2.6.7 Mefloquine

Mefloquine #

Common Nomenclature Mefloquine
Street & Reference Names Lariam; Mephaquin; Mefliam
Reference Dosage 250mg [Patient.Info]
Anticipated: Onset / Duration See below
Maximum Dose Experienced 250mg
Form Pill
RoA Oral
Source / Jurisdiction Prescribed / UK
Personal Rating On Shulgin Scale ++
I searched long and hard, visiting over a dozen pharmacies, to find a box of lariam (to photograph). I eventually found this one in an international airport.

I searched long and hard, visiting over a dozen pharmacies, to find a box of lariam (to photograph). I eventually found this one in an international airport.


There are a number of prescription drugs that can have deliriant, dissociative, or even hallucinogenic side effects. Often these manifest at doses well beyond those prescribed by medical practitioners, although not always. Generally I don’t consider these to be psychoactive drugs per se, but rather, drugs that can produce a (usually unwanted) psychoactive reaction in certain situations or for some people.

Mefloquine is a good case in point. It was first developed by the US military in the 1970s, and is used for both the prevention and treatment of malaria.
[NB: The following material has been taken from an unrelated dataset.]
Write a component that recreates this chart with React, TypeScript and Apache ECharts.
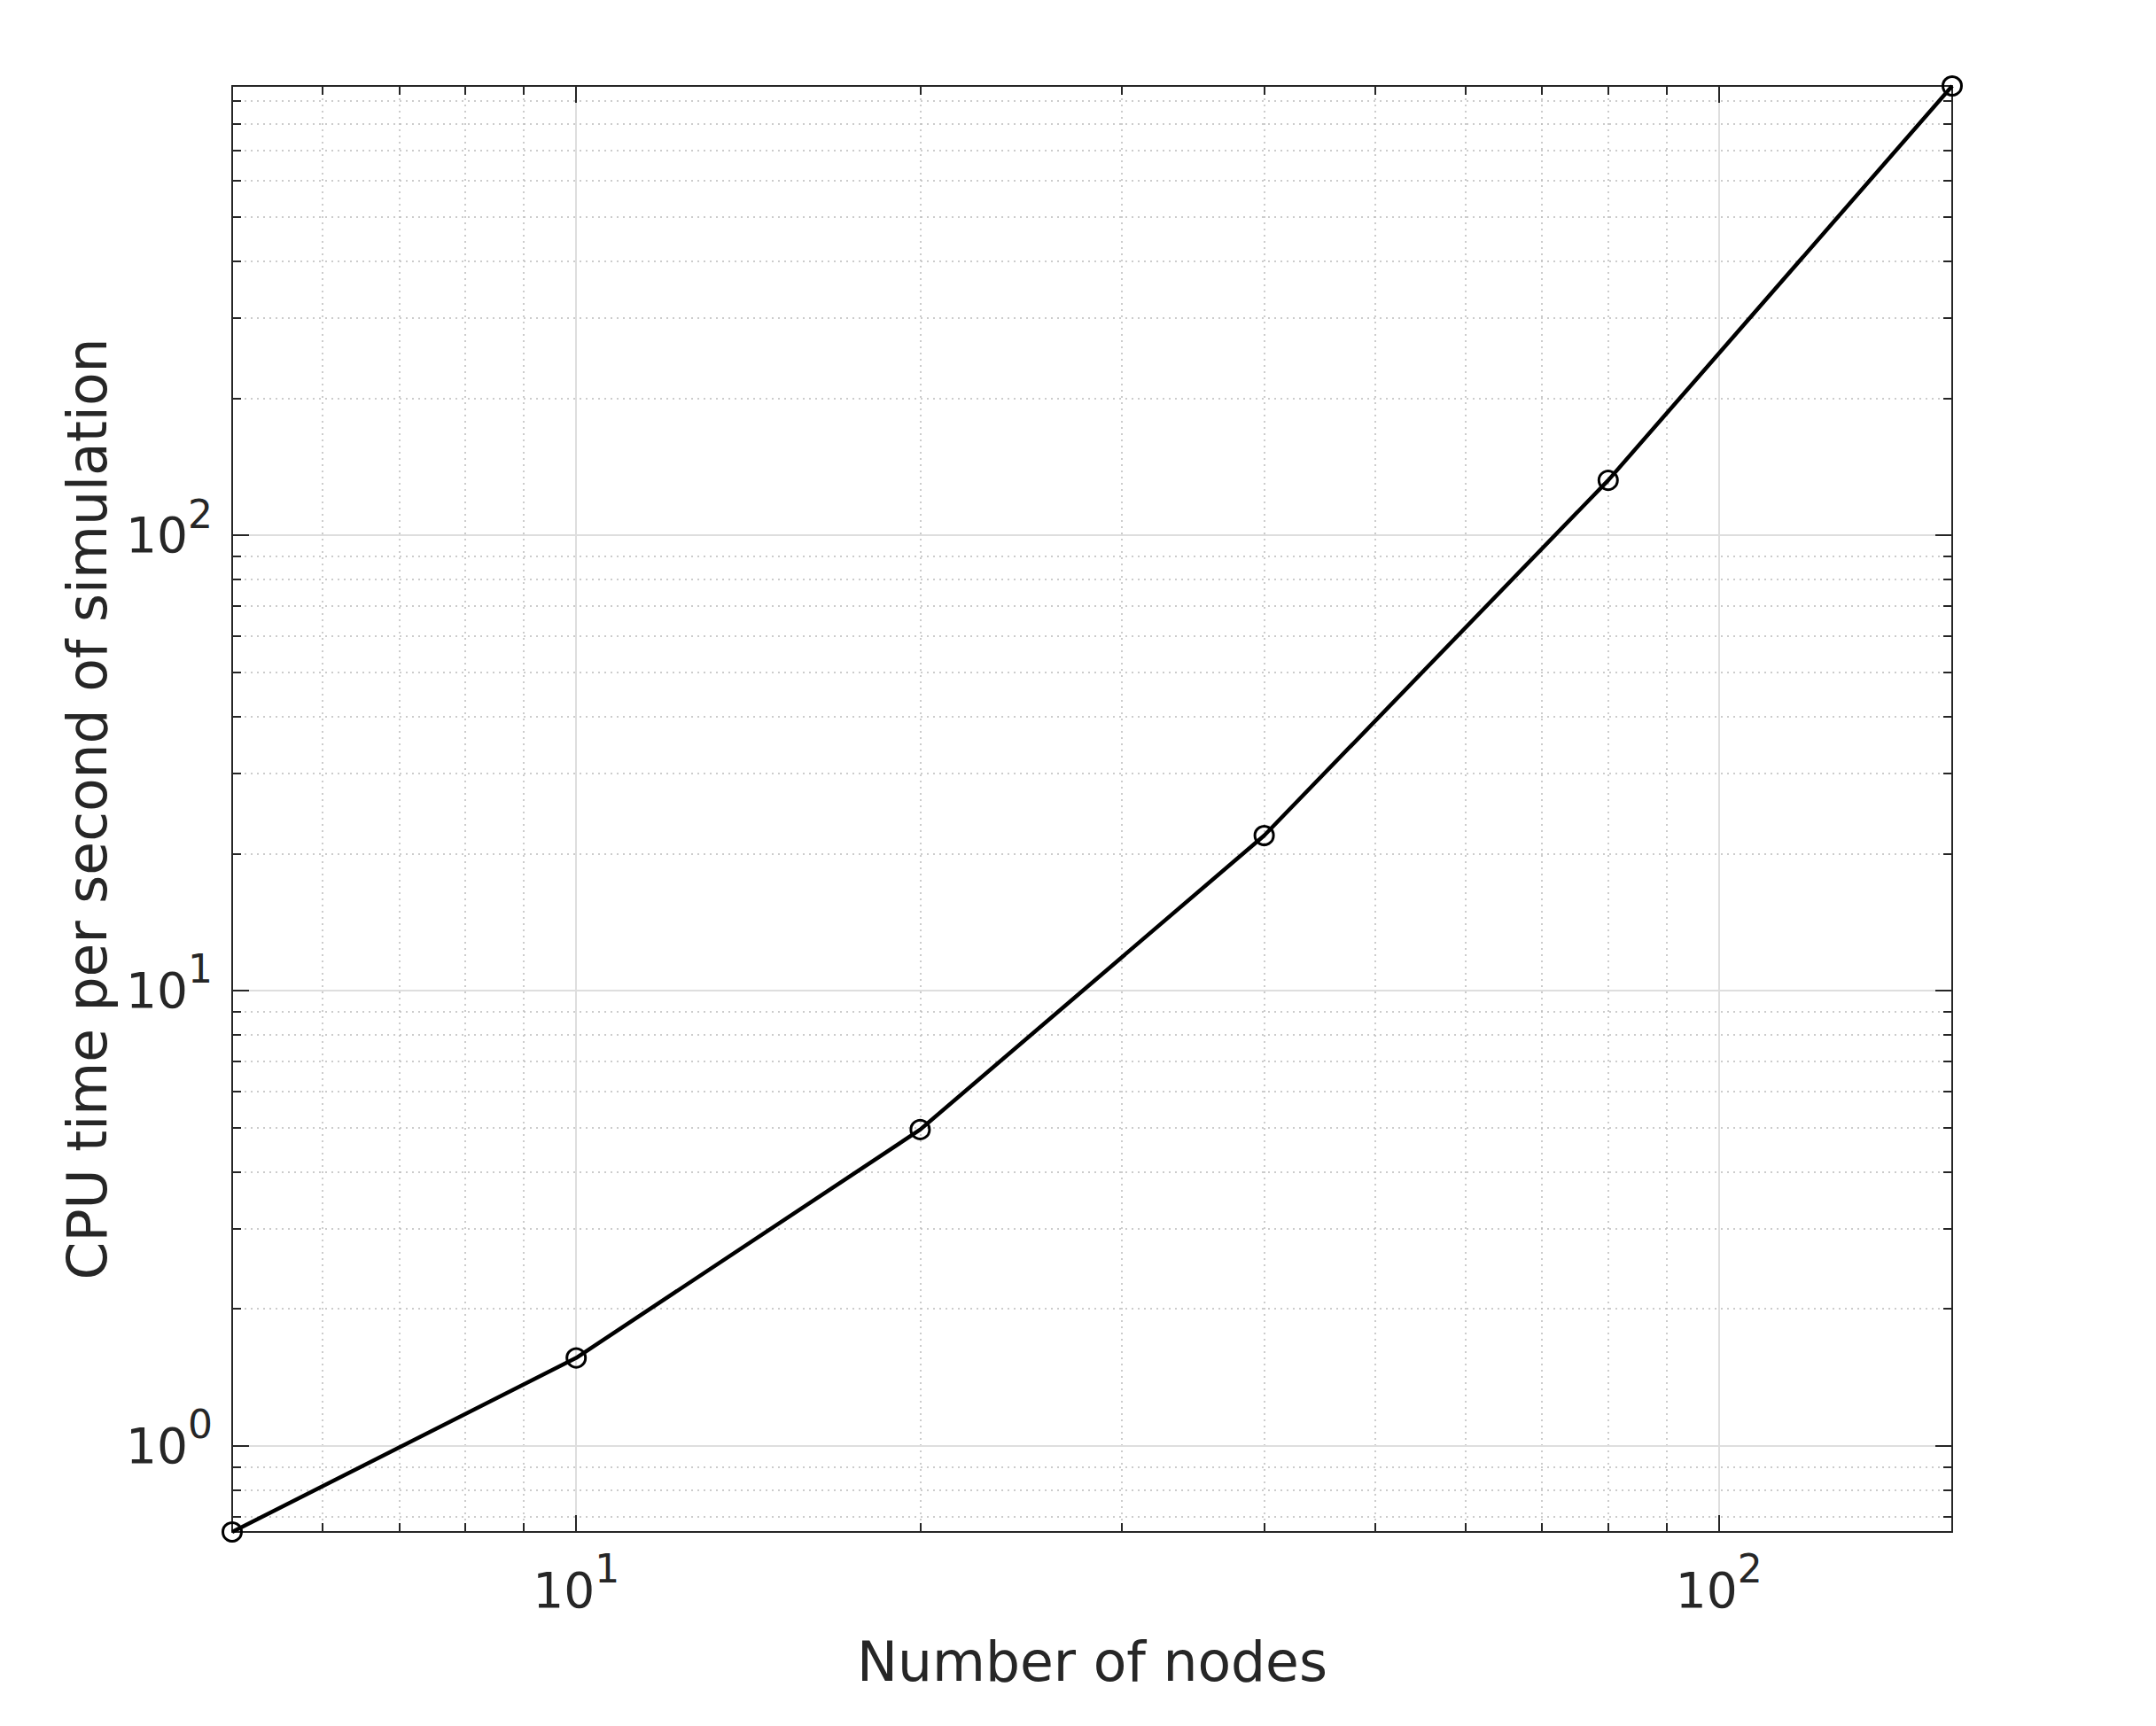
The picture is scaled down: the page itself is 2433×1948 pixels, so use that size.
import React, { useEffect, useRef } from "react";
import * as echarts from "echarts";

const nodes = [5, 10, 20, 40, 80, 160];
const cpuTime = [0.647, 1.56, 4.95, 21.9, 132, 970];

const xRange = [5, 160];
const yRange = [0.647, 970];

const xMajor = [10, 100];
const xMinor = [6, 7, 8, 9, 20, 30, 40, 50, 60, 70, 80, 90];
const yMajor = [1, 10, 100];
const yMinor = [0.7, 0.8, 0.9, 2, 3, 4, 5, 6, 7, 8, 9, 20, 30, 40, 50, 60, 70, 80, 90, 200, 300, 400, 500, 600, 700, 800, 900];

const xTitle = "Number of nodes";
const yTitle = "CPU time per second of simulation";

const FONT = "DejaVu Sans";
const INK = "#262626";

const richLabel = {
  b: { fontSize: 55, lineHeight: 55, fontFamily: FONT, color: INK },
  s: { fontSize: 44, lineHeight: 44, fontFamily: FONT, color: INK, padding: [0, 0, 48, 0] },
};

const powFmt = (v: number) => `{b|10}{s|${Math.round(Math.log10(v))}}`;

function makeAxes(dim: "x" | "y") {
  const isX = dim === "x";
  const range = isX ? xRange : yRange;
  const major = isX ? xMajor : yMajor;
  const minor = isX ? xMinor : yMinor;
  const mainPos = isX ? "bottom" : "left";
  const oppPos = isX ? "top" : "right";
  const base = { type: "log", logBase: 10, min: range[0], max: range[1], scale: true };
  const axisLine = { show: true, lineStyle: { color: INK, width: 2 } };
  return [
    {
      ...base,
      position: mainPos,
      name: isX ? xTitle : yTitle,
      nameLocation: "middle",
      nameGap: isX ? 110 : 132,
      nameTextStyle: { fontSize: 61.5, fontFamily: FONT, color: INK },
      axisLine,
      axisTick: { show: true, inside: true, length: 19, customValues: major, lineStyle: { color: INK, width: 2 } },
      axisLabel: { show: true, customValues: major, formatter: powFmt, rich: richLabel, margin: isX ? 38 : 22 },
      splitLine: { show: true, lineStyle: { color: "#dedede", width: 2, type: "solid" } },
      minorTick: { show: false },
      z: 3,
    },
    {
      ...base,
      position: mainPos,
      axisLine: { show: false },
      axisTick: { show: true, inside: true, length: 10, customValues: minor, lineStyle: { color: INK, width: 2 } },
      axisLabel: { show: false, customValues: minor },
      splitLine: { show: true, lineStyle: { color: "#bcbcbc", width: 1.5, type: [2, 5] } },
      z: 2,
    },
    {
      ...base,
      position: oppPos,
      axisLine,
      axisTick: { show: true, inside: true, length: 19, customValues: major, lineStyle: { color: INK, width: 2 } },
      axisLabel: { show: false, customValues: major },
      splitLine: { show: false },
      z: 3,
    },
    {
      ...base,
      position: oppPos,
      axisLine: { show: false },
      axisTick: { show: true, inside: true, length: 10, customValues: minor, lineStyle: { color: INK, width: 2 } },
      axisLabel: { show: false, customValues: minor },
      splitLine: { show: false },
      z: 3,
    },
  ];
}

export default function App() {
  const ref = useRef<HTMLDivElement>(null);

  useEffect(() => {
    document.body.style.margin = "0";
    if (!ref.current) return;
    const chart = echarts.init(ref.current, undefined, { renderer: "svg" });
    chart.setOption({
      animation: false,
      backgroundColor: "#ffffff",
      textStyle: { fontFamily: FONT },
      grid: { left: 262, top: 97, right: 230, bottom: 219, containLabel: false },
      xAxis: makeAxes("x"),
      yAxis: makeAxes("y"),
      series: [
        {
          type: "line",
          xAxisIndex: 0,
          yAxisIndex: 0,
          data: nodes.map((n, i) => [n, cpuTime[i]]),
          symbol: "circle",
          symbolSize: 21,
          showSymbol: true,
          clip: false,
          lineStyle: { color: "#000000", width: 4.5 },
          itemStyle: { color: "rgba(0,0,0,0)", borderColor: "#000000", borderWidth: 3 },
          z: 10,
        },
      ],
    });
    return () => chart.dispose();
  }, []);

  return (
    <div
      ref={ref}
      style={{ position: "fixed", left: 0, top: 0, width: 2433, height: 1948, background: "#fff" }}
    />
  );
}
However, its use can come with a whole range of unpleasant contraindications. Relating to the subject of this book, these can include the following:

Psychiatric effects include nightmares, visual hallucinations, auditory hallucinations, anxiety, depression, unusual behaviour, and suicidal ideations.” ~ Wikipedia

The time to peak concentration of this drug is widely cited as 6-24 hours, with a half-life of two or three weeks. It does, therefore, appear to hang around in the system for quite a long time, albeit at a lower or reducing concentration.

I was prescribed lariam prior to a trip to The Gambia in the early 90s. I can’t recall my specific dose but I would assume that it was the generally prescribed 250mg tablet. This is taken weekly, starting one week prior to departure. I still recall my experience with it to this day. It was horrible.

In the background I felt a little weird; perhaps slightly distant or a bit off is a good description, although this was definitely low level, and in truth, barely noticeable. Unfortunately, this was only a prelude to the main event: lucid nightmares. These were really disturbing in nature and they went on and on, and not just on the first night (although this was the worst). The rest of my family, however, were totally unaffected. I have no idea why I was susceptible and they weren’t.

Bizarre and often disturbing dreams though are relatively common. Quoting from an article by the BBC, titled ‘My Lariam Dreams’ (https://www.bbc.co.uk/news/magazine-33957717):

But soon every Thursday morning (we took the weekly pill on a Wednesday) was spent swapping stories about the hilarious, vivid, crazy - almost hallucinogenic - mefloquine-infused dreams we’d experienced the night before.”

Lest this should imply there is anything fun about taking lariam, I will refer to its Wikipedia page again:

Serious side effects include potentially long-term mental health problems such as depression, hallucinations, and anxiety and neurological side effects such as poor balance, seizures, and ringing in the ears.”

This is really not where you want to be, at all, so I would very strongly suggest that this isn’t recreational and should only be taken if medically prescribed (and exactly as medically prescribed). There can be psychoactive-like effects, there is a touch of dissociation for some, but if a ride materialises it is frequently awful and the cost can be extremely high (and has even been causally associated with fatalities). I would now steer well clear of it, even if that meant changing my travel plans.

NOTE: Finally, why have I classified this drug as a dissociative, when it clearly isn’t one? It is here largely because it doesn’t fit well elsewhere either, and dissociative psychosis is often cited as a potential side effect.